Real-World Challenges: Governance,
Quality, and Complexity
Of course, this isn’t
magic; deploying an LDM strategy requires organizations to rethink how they
balance governance and agility.
There are costs and
resource requirements to consider, especially for smaller companies. And while
LDM centralizes security, it also can centralize the risk of data quality
issues. A semantic layer that maps bad source data incorrectly can spread that
mistake everywhere. The upside: once fixed at the logical layer, the correction
applies instantly across all consuming systems.
Organizations also
need to be realistic about the complexity of integrating legacy platforms into
a modern logical framework; scalability, performance tuning, and ongoing
governance must all be part of the plan.
Architecture, Risk, and What’s Next
The future of LDM
looks promising, with trends showing a continued shift toward distributed data
management.
Future developments
will see AI automating the creation of data marketplaces and improving
governance frameworks. Logical data management is designed to enable continuous
scaling and adaptability, extending the capabilities of cloud data warehouses
and data Lakehouses well beyond current limitations.

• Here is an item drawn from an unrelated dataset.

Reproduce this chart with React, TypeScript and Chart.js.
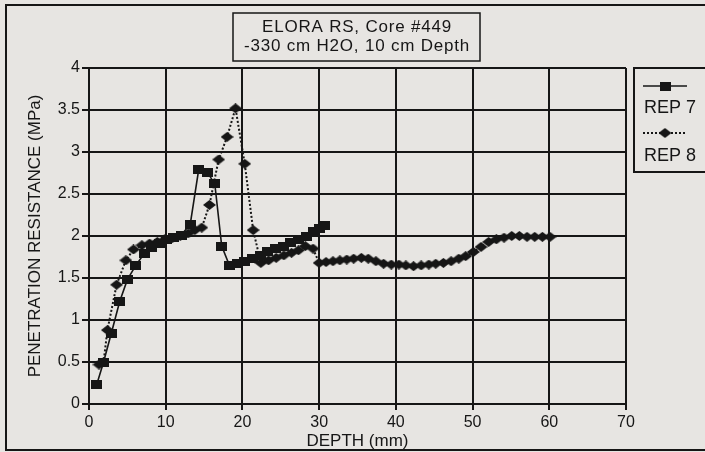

Ultimately, LDM could help
bridge the gap between business and IT, aligning technology with strategic
business goals.
Moreover, by
decoupling data consumers from the underlying infrastructure, LDM can lower the
risk of vendor lock-in, an issue that continues to grow as Lakehouse platforms combine
features and ecosystems.
So, looking ahead, LDM
is also primed for an AI boost. We can expect AI-driven governance, automated
semantic-layer creation, and AI-powered data marketplaces to become part of the
standard toolkit.
Ultimately, LDM acts
as the bridge between IT and business strategy, enabling organizations to build
ecosystems that scale and evolve as fast as the business demands.